Robin Sloan is my current literary hero. Sloan’s writing style is all his own and I love it. The Kitch Lit Series recently featured Robin Sloan’s Sourdough, an entirely unique book that surprises and delights. After finishing Sourdough I eagerly devoured his debut novel Mr. Penumbra’s 24-Hour Bookstore. Mr. Penumbra’s is a book about the intersection of technology and the written word. And even though Mr. Penumbra’s 24-Hour Bookstore is not kitch lit, I had to write about it. My plea to read it will be brief because to reveal too much would be to ruin the pleasure of watching the story unfold.
Clay Jannon’s marketing job at yuppie bagel company NewBagel does not survive the recession and Clay finds himself poring over the classifieds. It turns out, “in a recession, people want good old-fashioned bubbly oblong bagels, not smooth alien-spaceship bagels.” When he happens upon Mr. Penumbra’s 24-Hour Bookstore, with a help wanted sign in the window, Clay is more than a little suspicious. But he is also curious. When Clay passes Mr. Penumbra’s not so subtle personality test, he is soon working the overnight shift. Mr. Penumbra has some very specific requirements for his employees. He requests Clay document the appearance and attitude of all customers. And when Clay notices that customers do not pay for the books, rather, they check them out, he begins to wonder about the story happening amongst people and the books in the bookstore. Who are these customers? Are they connected? Clay is determined to find out.
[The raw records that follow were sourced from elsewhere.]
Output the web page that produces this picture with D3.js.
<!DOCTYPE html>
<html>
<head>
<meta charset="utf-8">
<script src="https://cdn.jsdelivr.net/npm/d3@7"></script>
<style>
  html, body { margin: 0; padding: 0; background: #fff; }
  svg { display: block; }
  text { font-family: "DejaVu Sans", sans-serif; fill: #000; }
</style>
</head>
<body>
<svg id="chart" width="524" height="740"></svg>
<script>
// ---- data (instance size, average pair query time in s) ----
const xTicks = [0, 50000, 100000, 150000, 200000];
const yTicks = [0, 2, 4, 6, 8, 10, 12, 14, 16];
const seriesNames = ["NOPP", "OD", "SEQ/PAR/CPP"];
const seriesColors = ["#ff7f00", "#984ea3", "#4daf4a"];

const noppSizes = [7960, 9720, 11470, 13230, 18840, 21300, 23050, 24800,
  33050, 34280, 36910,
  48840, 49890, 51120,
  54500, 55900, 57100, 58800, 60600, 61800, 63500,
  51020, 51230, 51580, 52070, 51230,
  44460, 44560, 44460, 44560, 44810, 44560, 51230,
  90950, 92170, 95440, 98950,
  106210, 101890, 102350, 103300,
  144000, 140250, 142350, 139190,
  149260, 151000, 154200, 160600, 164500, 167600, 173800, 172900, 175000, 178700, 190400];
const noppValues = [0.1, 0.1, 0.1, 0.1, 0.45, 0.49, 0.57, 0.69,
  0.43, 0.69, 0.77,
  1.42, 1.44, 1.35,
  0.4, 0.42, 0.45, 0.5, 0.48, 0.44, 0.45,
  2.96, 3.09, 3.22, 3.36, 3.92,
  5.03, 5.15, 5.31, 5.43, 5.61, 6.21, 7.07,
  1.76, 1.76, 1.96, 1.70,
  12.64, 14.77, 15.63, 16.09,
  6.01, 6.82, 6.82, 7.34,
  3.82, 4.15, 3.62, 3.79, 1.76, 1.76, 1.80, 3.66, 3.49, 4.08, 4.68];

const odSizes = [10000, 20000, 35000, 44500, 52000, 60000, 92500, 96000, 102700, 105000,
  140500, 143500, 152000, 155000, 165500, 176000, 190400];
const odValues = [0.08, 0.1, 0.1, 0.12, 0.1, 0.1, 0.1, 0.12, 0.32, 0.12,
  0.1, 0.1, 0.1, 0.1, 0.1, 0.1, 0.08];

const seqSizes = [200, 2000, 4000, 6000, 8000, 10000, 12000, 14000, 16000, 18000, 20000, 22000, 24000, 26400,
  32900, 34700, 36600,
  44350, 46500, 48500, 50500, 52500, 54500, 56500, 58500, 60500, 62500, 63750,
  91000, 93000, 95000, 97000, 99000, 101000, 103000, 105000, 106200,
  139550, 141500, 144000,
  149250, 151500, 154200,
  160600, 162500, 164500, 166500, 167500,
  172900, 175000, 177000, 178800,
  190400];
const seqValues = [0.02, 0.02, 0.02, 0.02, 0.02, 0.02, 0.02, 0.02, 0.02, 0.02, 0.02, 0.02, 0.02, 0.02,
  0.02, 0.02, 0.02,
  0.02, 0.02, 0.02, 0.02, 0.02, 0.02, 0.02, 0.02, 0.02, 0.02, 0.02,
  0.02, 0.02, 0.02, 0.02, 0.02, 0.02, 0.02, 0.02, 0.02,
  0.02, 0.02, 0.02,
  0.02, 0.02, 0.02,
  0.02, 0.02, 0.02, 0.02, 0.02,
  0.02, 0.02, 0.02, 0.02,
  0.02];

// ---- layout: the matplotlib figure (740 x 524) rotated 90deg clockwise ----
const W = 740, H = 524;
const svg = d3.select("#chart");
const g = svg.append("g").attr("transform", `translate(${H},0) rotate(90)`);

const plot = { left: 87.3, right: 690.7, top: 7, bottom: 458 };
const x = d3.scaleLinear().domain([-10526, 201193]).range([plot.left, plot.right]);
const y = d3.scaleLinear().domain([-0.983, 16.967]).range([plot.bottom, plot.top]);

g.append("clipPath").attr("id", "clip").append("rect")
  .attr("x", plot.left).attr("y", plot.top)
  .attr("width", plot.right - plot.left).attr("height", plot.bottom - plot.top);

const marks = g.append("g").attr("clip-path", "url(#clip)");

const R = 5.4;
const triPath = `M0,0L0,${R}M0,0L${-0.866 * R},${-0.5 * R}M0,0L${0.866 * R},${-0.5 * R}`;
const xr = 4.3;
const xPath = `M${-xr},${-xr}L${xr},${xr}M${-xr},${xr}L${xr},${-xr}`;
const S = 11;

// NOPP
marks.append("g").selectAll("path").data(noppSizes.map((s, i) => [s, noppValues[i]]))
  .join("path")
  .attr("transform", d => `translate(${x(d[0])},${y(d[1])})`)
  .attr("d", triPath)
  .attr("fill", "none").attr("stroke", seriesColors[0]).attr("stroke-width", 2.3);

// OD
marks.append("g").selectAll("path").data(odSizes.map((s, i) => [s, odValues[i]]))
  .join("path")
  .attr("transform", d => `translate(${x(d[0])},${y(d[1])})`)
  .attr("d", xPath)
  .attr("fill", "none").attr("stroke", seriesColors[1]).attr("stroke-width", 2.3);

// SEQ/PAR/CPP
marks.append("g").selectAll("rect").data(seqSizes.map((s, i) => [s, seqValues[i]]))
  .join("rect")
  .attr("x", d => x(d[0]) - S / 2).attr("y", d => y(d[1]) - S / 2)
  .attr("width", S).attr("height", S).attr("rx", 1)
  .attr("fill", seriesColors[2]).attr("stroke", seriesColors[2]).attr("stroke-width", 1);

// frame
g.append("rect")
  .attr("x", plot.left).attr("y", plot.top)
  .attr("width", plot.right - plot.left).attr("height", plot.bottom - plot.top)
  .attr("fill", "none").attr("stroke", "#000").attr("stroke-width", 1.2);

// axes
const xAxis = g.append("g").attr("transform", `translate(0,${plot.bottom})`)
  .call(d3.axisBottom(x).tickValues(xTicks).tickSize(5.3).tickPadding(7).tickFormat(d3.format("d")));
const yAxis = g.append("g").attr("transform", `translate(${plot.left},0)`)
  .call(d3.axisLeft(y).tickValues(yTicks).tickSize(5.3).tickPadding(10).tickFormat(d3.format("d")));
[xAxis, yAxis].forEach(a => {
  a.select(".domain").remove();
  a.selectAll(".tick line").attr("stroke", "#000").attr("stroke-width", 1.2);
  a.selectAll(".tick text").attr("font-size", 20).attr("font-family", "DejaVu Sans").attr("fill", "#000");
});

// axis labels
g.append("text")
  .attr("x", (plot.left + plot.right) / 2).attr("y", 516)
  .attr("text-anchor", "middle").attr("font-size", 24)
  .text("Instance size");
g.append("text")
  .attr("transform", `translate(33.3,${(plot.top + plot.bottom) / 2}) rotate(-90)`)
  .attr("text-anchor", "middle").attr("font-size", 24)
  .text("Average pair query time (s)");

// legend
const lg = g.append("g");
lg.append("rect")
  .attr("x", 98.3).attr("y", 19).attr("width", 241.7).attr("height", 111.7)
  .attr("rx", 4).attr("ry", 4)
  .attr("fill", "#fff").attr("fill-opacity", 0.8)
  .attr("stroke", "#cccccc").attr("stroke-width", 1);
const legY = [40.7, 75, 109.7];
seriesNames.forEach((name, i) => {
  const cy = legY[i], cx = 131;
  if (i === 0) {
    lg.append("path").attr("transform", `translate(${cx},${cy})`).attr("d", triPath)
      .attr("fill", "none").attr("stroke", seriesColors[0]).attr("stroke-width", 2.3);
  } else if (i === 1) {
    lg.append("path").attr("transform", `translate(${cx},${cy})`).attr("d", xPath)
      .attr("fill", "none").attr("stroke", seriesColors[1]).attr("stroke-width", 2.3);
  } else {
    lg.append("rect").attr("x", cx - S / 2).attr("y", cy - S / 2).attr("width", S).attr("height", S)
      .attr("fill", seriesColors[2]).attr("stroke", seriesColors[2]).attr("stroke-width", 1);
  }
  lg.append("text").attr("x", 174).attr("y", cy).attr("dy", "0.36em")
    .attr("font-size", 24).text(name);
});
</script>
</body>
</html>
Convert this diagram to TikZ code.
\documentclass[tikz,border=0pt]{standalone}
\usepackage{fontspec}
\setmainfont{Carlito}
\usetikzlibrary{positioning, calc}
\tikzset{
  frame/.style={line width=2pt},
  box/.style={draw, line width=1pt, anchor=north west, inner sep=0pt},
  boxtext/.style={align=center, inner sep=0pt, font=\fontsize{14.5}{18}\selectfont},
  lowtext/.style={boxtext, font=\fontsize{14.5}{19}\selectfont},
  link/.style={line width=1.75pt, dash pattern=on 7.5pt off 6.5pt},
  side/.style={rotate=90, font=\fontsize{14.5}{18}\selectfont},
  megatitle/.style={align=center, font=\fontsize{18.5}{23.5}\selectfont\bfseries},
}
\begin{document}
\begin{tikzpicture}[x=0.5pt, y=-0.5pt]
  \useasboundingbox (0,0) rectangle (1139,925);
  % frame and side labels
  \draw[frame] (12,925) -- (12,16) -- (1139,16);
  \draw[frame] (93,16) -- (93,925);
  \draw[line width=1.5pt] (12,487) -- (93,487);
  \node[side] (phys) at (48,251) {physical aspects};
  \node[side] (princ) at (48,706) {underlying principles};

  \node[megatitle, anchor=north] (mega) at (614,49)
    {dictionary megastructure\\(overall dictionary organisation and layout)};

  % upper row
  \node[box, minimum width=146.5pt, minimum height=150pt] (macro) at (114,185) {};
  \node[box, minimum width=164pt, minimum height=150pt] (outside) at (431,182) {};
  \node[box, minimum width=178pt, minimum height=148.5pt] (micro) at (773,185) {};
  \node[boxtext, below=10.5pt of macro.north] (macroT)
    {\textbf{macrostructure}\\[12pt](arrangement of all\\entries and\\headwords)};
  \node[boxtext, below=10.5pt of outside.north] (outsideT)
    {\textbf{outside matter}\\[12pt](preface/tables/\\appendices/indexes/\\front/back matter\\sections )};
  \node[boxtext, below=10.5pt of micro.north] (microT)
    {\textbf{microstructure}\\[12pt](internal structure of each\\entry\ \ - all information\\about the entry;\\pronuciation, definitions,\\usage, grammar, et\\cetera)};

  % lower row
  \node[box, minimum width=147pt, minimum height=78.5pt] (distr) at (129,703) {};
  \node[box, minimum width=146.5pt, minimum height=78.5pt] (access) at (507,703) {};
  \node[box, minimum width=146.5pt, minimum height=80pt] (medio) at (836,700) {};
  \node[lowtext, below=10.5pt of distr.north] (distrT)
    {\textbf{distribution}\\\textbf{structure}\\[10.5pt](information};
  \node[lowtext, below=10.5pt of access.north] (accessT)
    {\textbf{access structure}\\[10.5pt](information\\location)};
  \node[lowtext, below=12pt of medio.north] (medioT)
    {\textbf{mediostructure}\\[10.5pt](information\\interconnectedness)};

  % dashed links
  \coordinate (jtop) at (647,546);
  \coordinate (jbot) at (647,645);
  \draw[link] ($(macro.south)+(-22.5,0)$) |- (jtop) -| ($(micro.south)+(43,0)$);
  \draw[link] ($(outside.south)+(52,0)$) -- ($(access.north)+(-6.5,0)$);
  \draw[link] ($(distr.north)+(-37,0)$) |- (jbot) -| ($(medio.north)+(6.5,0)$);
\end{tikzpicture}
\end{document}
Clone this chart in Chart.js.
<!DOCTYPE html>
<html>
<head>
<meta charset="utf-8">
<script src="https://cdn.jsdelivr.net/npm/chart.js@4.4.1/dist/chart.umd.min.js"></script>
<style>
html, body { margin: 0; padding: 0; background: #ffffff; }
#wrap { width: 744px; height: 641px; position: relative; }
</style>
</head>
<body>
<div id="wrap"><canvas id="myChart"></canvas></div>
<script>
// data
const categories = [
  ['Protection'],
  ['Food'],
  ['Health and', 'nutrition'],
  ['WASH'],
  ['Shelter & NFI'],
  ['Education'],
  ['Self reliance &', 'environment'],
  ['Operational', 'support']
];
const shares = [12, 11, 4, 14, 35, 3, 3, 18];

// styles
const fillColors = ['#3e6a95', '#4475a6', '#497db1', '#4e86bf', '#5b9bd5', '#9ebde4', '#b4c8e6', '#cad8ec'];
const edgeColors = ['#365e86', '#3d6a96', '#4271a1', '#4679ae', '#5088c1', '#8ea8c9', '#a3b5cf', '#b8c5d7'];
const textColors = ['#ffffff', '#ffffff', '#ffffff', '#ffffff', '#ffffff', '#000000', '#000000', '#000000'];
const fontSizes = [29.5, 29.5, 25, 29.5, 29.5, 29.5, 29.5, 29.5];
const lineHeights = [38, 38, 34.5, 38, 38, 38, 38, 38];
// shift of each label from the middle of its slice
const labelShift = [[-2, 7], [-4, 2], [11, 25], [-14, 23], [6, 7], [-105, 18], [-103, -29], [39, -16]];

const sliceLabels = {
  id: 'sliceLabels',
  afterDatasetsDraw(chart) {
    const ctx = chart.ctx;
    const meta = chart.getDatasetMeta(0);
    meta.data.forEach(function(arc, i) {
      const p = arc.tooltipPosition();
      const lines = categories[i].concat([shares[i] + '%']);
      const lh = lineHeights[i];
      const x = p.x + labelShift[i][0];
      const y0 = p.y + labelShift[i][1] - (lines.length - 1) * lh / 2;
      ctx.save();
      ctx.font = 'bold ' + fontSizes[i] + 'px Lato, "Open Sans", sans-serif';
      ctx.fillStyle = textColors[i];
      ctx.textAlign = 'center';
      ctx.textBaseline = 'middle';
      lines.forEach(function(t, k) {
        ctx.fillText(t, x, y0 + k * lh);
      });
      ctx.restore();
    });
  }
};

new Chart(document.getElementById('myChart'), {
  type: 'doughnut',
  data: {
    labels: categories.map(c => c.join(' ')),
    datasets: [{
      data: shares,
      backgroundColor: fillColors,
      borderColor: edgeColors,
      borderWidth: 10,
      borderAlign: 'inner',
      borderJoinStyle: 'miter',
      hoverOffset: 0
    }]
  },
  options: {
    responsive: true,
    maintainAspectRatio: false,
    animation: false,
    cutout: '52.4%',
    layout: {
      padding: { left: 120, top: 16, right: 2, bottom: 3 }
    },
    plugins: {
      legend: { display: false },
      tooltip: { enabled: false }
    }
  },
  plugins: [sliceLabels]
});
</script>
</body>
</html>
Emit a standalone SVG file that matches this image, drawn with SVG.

A colorful cast of characters surrounds Clay and populate what becomes an adventure to use science and technology to unlock the mystery of the bookstore. His artist friend and roommate Mat, who works at Industrial Light and Magic by day, spends his downtime constructing Matropolis, a sort of mini-city, throughout their rental. And then there’s Kat, Clay’s love interest and an over-achiever at Google, who has a penchant for the notion of immortality. And Neel, Clay’s childhood friend, who made his fortune creating a digital technology for the design of women’s breasts in video games, is still attracted to adventures and now has deep pockets to fund them. They are a motley crew, joined together with a common purpose. Not to mention Mr. Penumbra himself, an older man who carries himself with an air of both mystery and certainty.
These characters become real because Sloan’s writing style has a vibrant, energetic quality. The dialogue is realistic. That is, if all of us had an extensive vocabulary and a penchant for artfully structured sentences. The story never lags. Exposition and descriptive passages can often feel burdened by the need to explain and move the plot forward, but in Sloan’s deft hands the story leaps from the pages. This is the first passage in the book:
Lost in the shadows of the shelves, I almost fall off the ladder. I am exactly halfway up.
The floor of the bookstore is far below me, the surface of a planet I’ve left behind. The
tops of the shelves look high above, and it’s dark up there – the books are packed in close, and they don’t let any light through. The air might be thinner, too. I think
I see a bat.
I see a bat.
I am holding on for dear life, one hand on the ladder, the other on the lip of a shelf, fingers pressed white. My eyes trace a line above my knuckles, search the spines – and there, I spot it. The book I’m looking for.
But let me back up.
The image Sloan creates is crisp, but it still allows the reader freedom to use his or her own imagination. The anticipation of discovery is palpable. It is impossible not to continue reading.
Sloan skillfully crafts tales with intriguing characters, a plot that twists in all the right ways, and prose that reads so easily it belies the expertise between the lines. Read it.